### THE TASK
Look through the listing below for the line containing "Give me the Bokeh source for this chart.". Copy it and each line after it up to and including the line containing "0.630, 0.615, 0.601]", exactly, leaving out pictures.

(Records with drawing code)
================

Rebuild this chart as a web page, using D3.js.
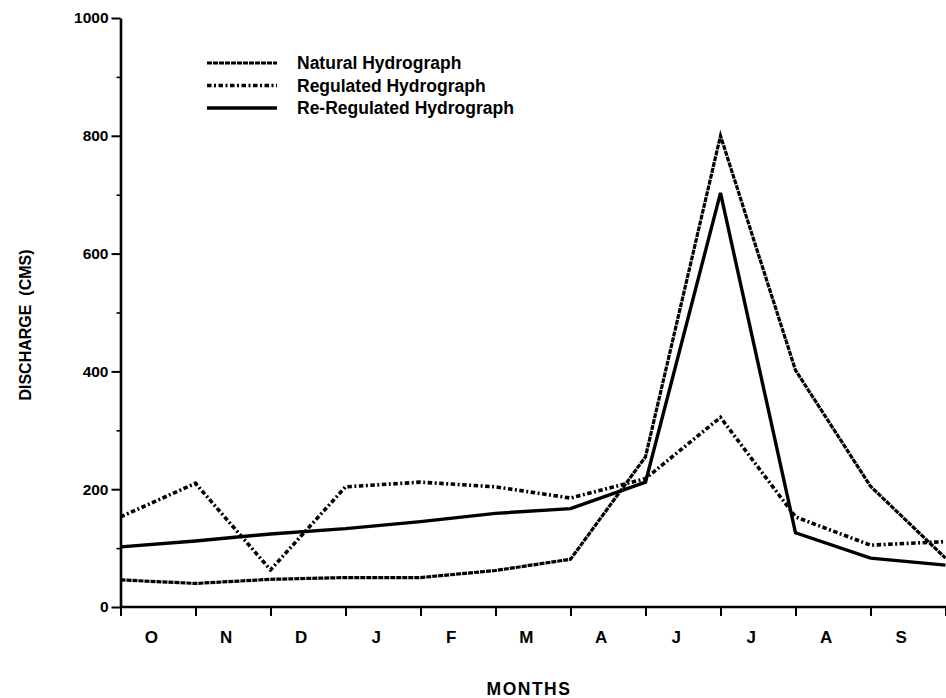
<!DOCTYPE html>
<html>
<head>
<meta charset="utf-8">
<script src="https://cdn.jsdelivr.net/npm/d3@7"></script>
<style>
  body { margin: 0; background: #fff; }
  text { font-family: "Liberation Sans", Arial, Helvetica, sans-serif; font-weight: bold; fill: #000; }
</style>
</head>
<body>
<div id="chart"></div>
<script>
var months = ["O", "N", "D", "J", "F", "M", "A", "J", "J", "A", "S"];
var yTicks = [0, 200, 400, 600, 800, 1000];
var yMinorTicks = [100, 300, 500, 700, 900];
var seriesNames = ["Natural Hydrograph", "Regulated Hydrograph", "Re-Regulated Hydrograph"];
var natural = [46, 40, 47, 50, 50, 62, 81, 255, 800, 402, 205, 83];
var regulated = [153, 210, 63, 204, 212, 204, 185, 218, 322, 153, 105, 111];
var reRegulated = [102, 112, 124, 133, 145, 159, 167, 212, 703, 126, 83, 71];

var width = 946, height = 698;
var config = {
  left: 120.5, right: 945.5, top: 18, bottom: 607
};
var styles = [
  { dash: "5,1", width: 3.2 },
  { dash: "4.5,2.5,2,2.5", width: 3.6 },
  { dash: null, width: 3.4 }
];

var svg = d3.select("#chart").append("svg").attr("width", width).attr("height", height);

var x = d3.scaleLinear().domain([0, natural.length - 1]).range([config.left, config.right]);
var y = d3.scaleLinear().domain([0, 1000]).range([config.bottom, config.top]);
var step = x(1) - x(0);

/*Draw Axes*/
var xAxis = svg.append("g").attr("transform", "translate(0," + config.bottom + ")")
  .call(d3.axisBottom(x).tickValues(d3.range(natural.length)).tickSize(9).tickSizeOuter(0).tickFormat(""));
xAxis.select(".domain").attr("d", "M" + config.left + ",0H" + width).attr("stroke-width", 2.6);
xAxis.selectAll(".tick line").attr("stroke-width", 2);

var yAxis = svg.append("g").attr("transform", "translate(" + config.left + ",0)")
  .call(d3.axisLeft(y).tickValues(yTicks).tickSize(9).tickSizeOuter(0).tickPadding(3).tickFormat(d3.format("d")));
yAxis.select(".domain").attr("stroke-width", 2.6);
yAxis.selectAll(".tick line").attr("stroke-width", 2);
yAxis.selectAll(".tick text").style("font-size", "15.5px");

svg.append("g").attr("transform", "translate(" + config.left + ",0)")
  .call(d3.axisLeft(y).tickValues(yMinorTicks).tickSize(4).tickFormat(""))
  .call(function(g){ g.select(".domain").remove(); })
  .selectAll(".tick line").attr("stroke-width", 1.6);

/*Draw Month Labels*/
svg.selectAll(".month").data(months).enter().append("text")
  .attr("class", "month")
  .attr("x", function(d, i){ return x(i) + step * 0.41; })
  .attr("y", 643)
  .attr("text-anchor", "middle")
  .style("font-size", "17px")
  .text(function(d){ return d; });

/*Axis Titles*/
svg.append("text").attr("x", 529).attr("y", 695).attr("text-anchor", "middle")
  .style("font-size", "17.5px").style("letter-spacing", "1.5px").text("MONTHS");
svg.append("text").attr("transform", "translate(31,325) rotate(-90)").attr("text-anchor", "middle")
  .style("font-size", "16px").style("white-space", "pre").text("DISCHARGE  (CMS)");

/*Draw Lines*/
var line = d3.line().x(function(d, i){ return x(i); }).y(function(d){ return y(d); });
[natural, regulated, reRegulated].forEach(function(data, s){
  svg.append("path").datum(data)
    .attr("d", line)
    .attr("fill", "none")
    .attr("stroke", "#000")
    .attr("stroke-width", styles[s].width)
    .attr("stroke-linejoin", "miter")
    .attr("stroke-dasharray", styles[s].dash);
});

/*Draw Legend*/
var legend = svg.selectAll(".legend").data(seriesNames).enter().append("g")
  .attr("class", "legend")
  .attr("transform", function(d, i){ return "translate(207," + (63 + i * 22.5) + ")"; });
legend.append("line").attr("x1", 0).attr("x2", 70).attr("y1", 0).attr("y2", 0)
  .attr("stroke", "#000")
  .attr("stroke-width", function(d, i){ return styles[i].width; })
  .attr("stroke-dasharray", function(d, i){ return styles[i].dash; });
legend.append("text").attr("x", 90).attr("y", 6)
  .style("font-size", "17.5px")
  .text(function(d){ return d; });
</script>
</body>
</html>
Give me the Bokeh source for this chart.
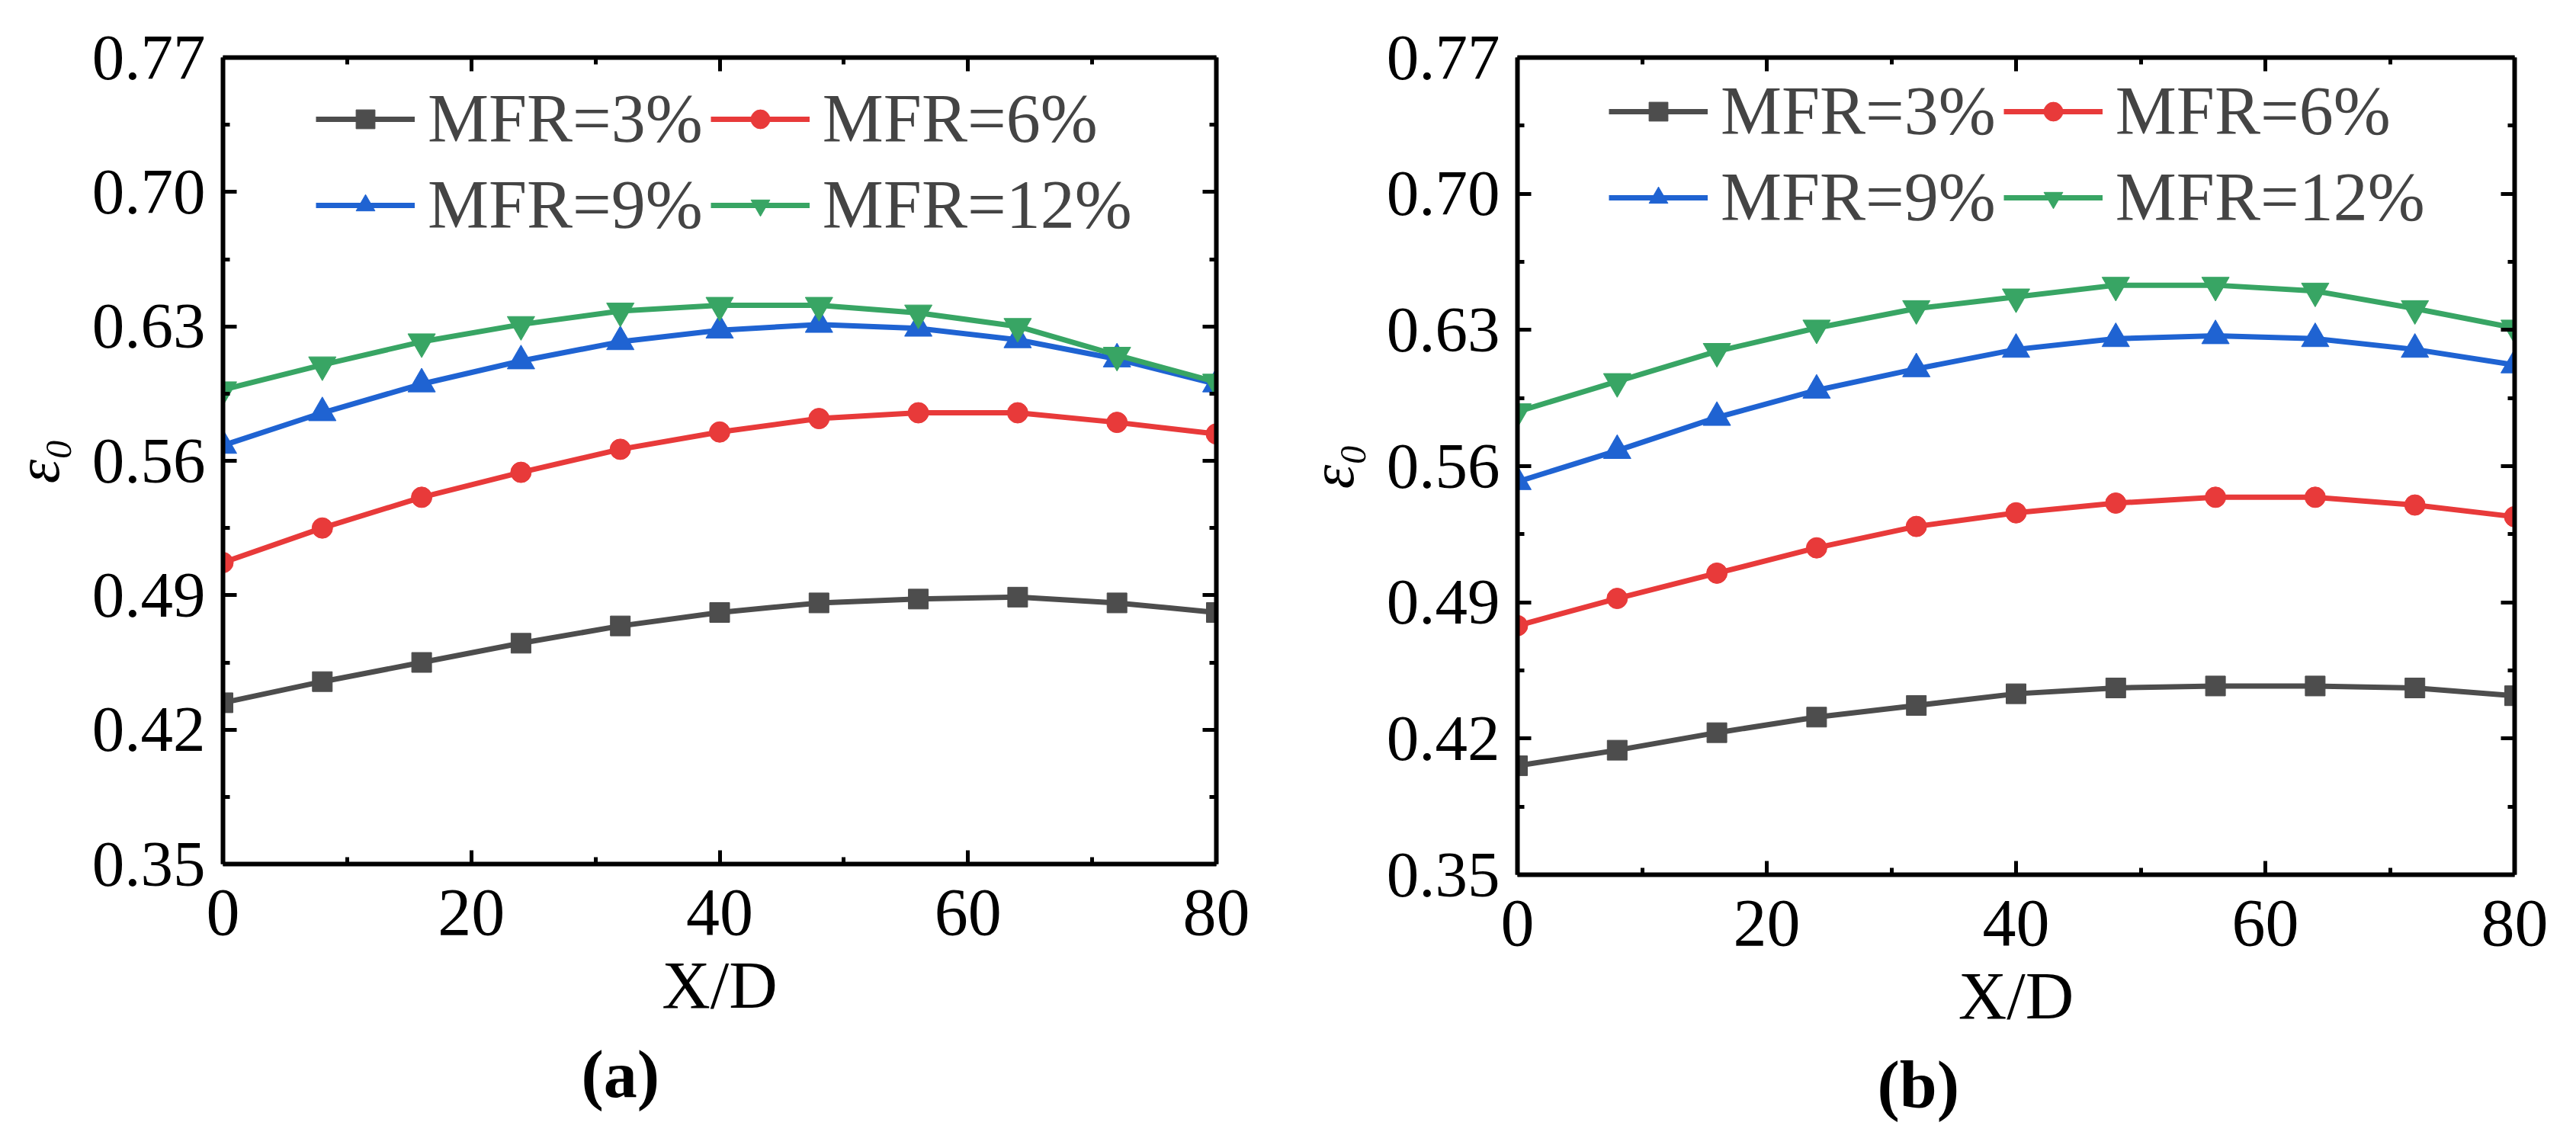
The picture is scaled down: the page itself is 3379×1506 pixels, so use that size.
from bokeh.plotting import figure
from bokeh.models import (LinearAxis, FixedTicker, NumeralTickFormatter, Legend,
                          LegendItem, Title, CustomJSTickFormatter, Range1d)
from bokeh.layouts import row
from bokeh.embed import file_html
from bokeh.resources import INLINE

# ---------------- data ----------------
x_over_d = [0, 8, 16, 24, 32, 40, 48, 56, 64, 72, 80]

series_labels = ["MFR=3%", "MFR=6%", "MFR=9%", "MFR=12%"]

a_mfr3 = [0.434, 0.445, 0.455, 0.465, 0.474, 0.481, 0.486, 0.488, 0.489, 0.486, 0.481]
a_mfr6 = [0.507, 0.525, 0.541, 0.554, 0.566, 0.575, 0.582, 0.585, 0.585, 0.580, 0.574]
a_mfr9 = [0.568, 0.585, 0.600, 0.612, 0.622, 0.628, 0.631, 0.629, 0.623, 0.613, 0.600]
a_mfr12 = [0.597, 0.610, 0.622, 0.631, 0.638, 0.641, 0.641, 0.637, 0.630, 0.615, 0.601]

b_mfr3 = [0.406, 0.414, 0.423, 0.431, 0.437, 0.443, 0.446, 0.447, 0.447, 0.446, 0.442]
b_mfr6 = [0.478, 0.492, 0.505, 0.518, 0.529, 0.536, 0.541, 0.544, 0.544, 0.540, 0.534]
b_mfr9 = [0.552, 0.568, 0.585, 0.599, 0.610, 0.620, 0.6255, 0.627, 0.6255, 0.620, 0.612]
b_mfr12 = [0.588, 0.6035, 0.619, 0.631, 0.641, 0.647, 0.653, 0.653, 0.650, 0.641, 0.631]

x_major = [0, 20, 40, 60, 80]
x_minor = [10, 30, 50, 70]
y_major = [0.35, 0.42, 0.49, 0.56, 0.63, 0.70, 0.77]
y_minor = [0.385, 0.455, 0.525, 0.595, 0.665, 0.735]

# ---------------- styles ----------------
colors = ["#4d4d4d", "#e83a3a", "#1f63d2", "#38a564"]
markers = ["square", "circle", "triangle", "inverted_triangle"]
msizes = [26, 27, 36, 36]
FONT = "Liberation Serif"


def style_axis(ax, show_labels):
    ax.axis_line_color = "black"
    ax.axis_line_width = 6
    ax.major_tick_line_color = "black"
    ax.minor_tick_line_color = "black"
    ax.major_tick_line_width = 5
    ax.minor_tick_line_width = 5
    ax.major_tick_in = 18
    ax.major_tick_out = 0
    ax.minor_tick_in = 9
    ax.minor_tick_out = 0
    ax.major_label_text_font = FONT
    ax.major_label_text_color = "black"
    ax.axis_label_text_font = FONT
    ax.axis_label_text_color = "black"
    ax.axis_label_text_font_style = "normal"
    if not show_labels:
        ax.formatter = CustomJSTickFormatter(code="return ''")
        ax.major_label_text_font_size = "2px"
        ax.major_label_standoff = 0


def make_panel(ys, frame_w, frame_h, borders, leg_xy, caption, cap_offset):
    bl, br, bt, bb = borders
    p = figure(frame_width=frame_w, frame_height=frame_h,
               x_range=Range1d(0, 80), y_range=Range1d(0.35, 0.77),
               output_backend="svg", toolbar_location=None,
               min_border_left=bl, min_border_right=br,
               min_border_top=bt, min_border_bottom=bb,
               x_axis_label="X/D", y_axis_label="ε₀")
    p.outline_line_color = None
    p.xgrid.visible = False
    p.ygrid.visible = False
    p.background_fill_color = "white"
    p.border_fill_color = "white"

    xt = FixedTicker(ticks=x_major, minor_ticks=x_minor)
    yt = FixedTicker(ticks=y_major, minor_ticks=y_minor)

    xa = p.xaxis[0]
    ya = p.yaxis[0]
    xa.ticker = xt
    ya.ticker = yt
    ya.formatter = NumeralTickFormatter(format="0.00")
    style_axis(xa, True)
    style_axis(ya, True)
    xa.major_label_text_font_size = "88px"
    ya.major_label_text_font_size = "85px"
    xa.axis_label_text_font_size = "88px"
    ya.axis_label_text_font_size = "80px"
    ya.axis_label_text_font_style = "italic"
    xa.major_label_standoff = 34
    ya.major_label_standoff = 23
    xa.axis_label_standoff = 15
    ya.axis_label_standoff = 24

    top = LinearAxis(ticker=xt)
    right = LinearAxis(ticker=yt)
    style_axis(top, False)
    style_axis(right, False)
    p.add_layout(top, "above")
    p.add_layout(right, "right")

    items = []
    for i, yv in enumerate(ys):
        ln = p.line(x_over_d, yv, line_color=colors[i], line_width=7)
        sc = p.scatter(x_over_d, yv, marker=markers[i], size=msizes[i],
                       fill_color=colors[i], line_color=colors[i])
        items.append(LegendItem(label=series_labels[i], renderers=[ln, sc]))

    legend = Legend(items=items, location=leg_xy, orientation="horizontal",
                    ncols=2, nrows=2,
                    label_text_font=FONT, label_text_font_size="90px",
                    glyph_width=130, glyph_height=62, label_standoff=17,
                    spacing=10, padding=0, margin=0,
                    border_line_color=None, background_fill_alpha=0)
    p.add_layout(legend)

    cap = Title(text="(" + caption + ")", align="left", offset=cap_offset,
                standoff=30, text_font=FONT, text_font_size="88px",
                text_font_style="bold", text_color="black")
    p.add_layout(cap, "below")
    return p


pa = make_panel([a_mfr3, a_mfr6, a_mfr9, a_mfr12], 1303, 1058,
                (292, 97, 75, 357), (122, 813), "a", 470)
pb = make_panel([b_mfr3, b_mfr6, b_mfr9, b_mfr12], 1308, 1072,
                (298, 65, 70, 348), (120, 837), "b", 472)

layout = row(pa, pb)
open("out.html", "w").write(file_html(layout, INLINE))
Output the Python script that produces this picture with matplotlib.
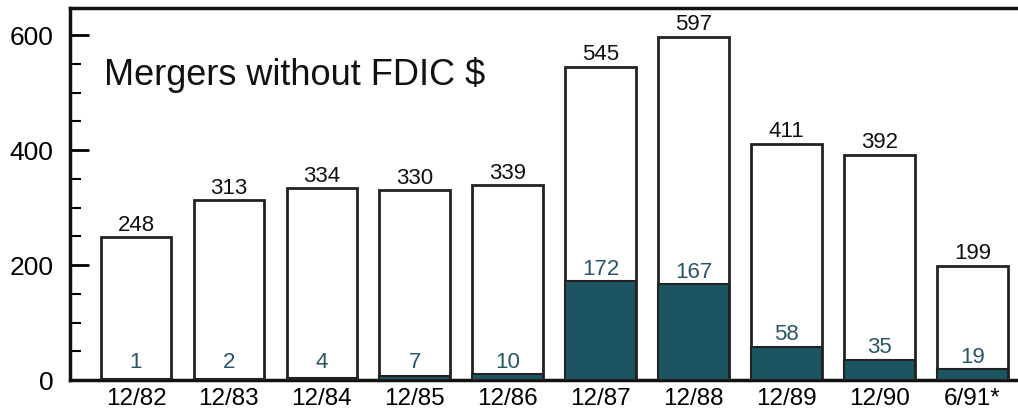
import matplotlib
matplotlib.use("Agg")
import matplotlib.pyplot as plt
from matplotlib.ticker import MultipleLocator

periods = ["12/82", "12/83", "12/84", "12/85", "12/86",
           "12/87", "12/88", "12/89", "12/90", "6/91*"]
total = [248, 313, 334, 330, 339, 545, 597, 411, 392, 199]
fdic = [1, 2, 4, 7, 10, 172, 167, 58, 35, 19]

plt.rcParams["font.family"] = ["Liberation Sans", "DejaVu Sans"]

teal = "#1c5461"
fig = plt.figure(figsize=(10.18, 4.16), dpi=100)
ax = fig.add_axes([70 / 1018, 36 / 416, 1 - 70 / 1018 + 0.01, 372 / 416])

x = range(len(periods))
ax.bar(x, total, width=0.76, color="white", edgecolor="#222222", linewidth=2, zorder=2)
ax.bar(x, fdic, width=0.76, color=teal, edgecolor="#222222", linewidth=1.5, zorder=3)

for i, (t, f) in enumerate(zip(total, fdic)):
    ax.annotate(str(t), (i, t), xytext=(0, 1), textcoords="offset points",
                ha="center", va="bottom", fontsize=16, color="#111111")
    ax.annotate(str(f), (i, max(f, 9)), xytext=(0, 1), textcoords="offset points",
                ha="center", va="bottom", fontsize=16, color="#2a5566", zorder=4)

ax.text(0.036, 0.82, "Mergers without FDIC $", transform=ax.transAxes,
        fontsize=26, color="#111111", va="center")

ax.set_xlim(-0.71, 9.6)
ax.set_ylim(0, 647)
ax.set_xticks(list(x))
ax.set_xticklabels(periods, fontsize=17.5)
ax.set_yticks([0, 200, 400, 600])
ax.yaxis.set_minor_locator(MultipleLocator(50))
ax.tick_params(axis="y", which="major", direction="in", length=14, width=2, labelsize=19, pad=12)
ax.tick_params(axis="y", which="minor", direction="in", length=8, width=1.5)
ax.tick_params(axis="x", length=0, pad=6)

for s in ["left", "bottom", "top"]:
    ax.spines[s].set_linewidth(2.5)
    ax.spines[s].set_color("#111111")
ax.spines["right"].set_visible(False)

plt.savefig("out.png", dpi=100)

================

### EXPECTED ANSWER
Give me the Bokeh source for this chart.
The picture is scaled down: the page itself is 3379×1506 pixels, so use that size.
from bokeh.plotting import figure
from bokeh.models import (LinearAxis, FixedTicker, NumeralTickFormatter, Legend,
                          LegendItem, Title, CustomJSTickFormatter, Range1d)
from bokeh.layouts import row
from bokeh.embed import file_html
from bokeh.resources import INLINE

# ---------------- data ----------------
x_over_d = [0, 8, 16, 24, 32, 40, 48, 56, 64, 72, 80]

series_labels = ["MFR=3%", "MFR=6%", "MFR=9%", "MFR=12%"]

a_mfr3 = [0.434, 0.445, 0.455, 0.465, 0.474, 0.481, 0.486, 0.488, 0.489, 0.486, 0.481]
a_mfr6 = [0.507, 0.525, 0.541, 0.554, 0.566, 0.575, 0.582, 0.585, 0.585, 0.580, 0.574]
a_mfr9 = [0.568, 0.585, 0.600, 0.612, 0.622, 0.628, 0.631, 0.629, 0.623, 0.613, 0.600]
a_mfr12 = [0.597, 0.610, 0.622, 0.631, 0.638, 0.641, 0.641, 0.637, 0.630, 0.615, 0.601]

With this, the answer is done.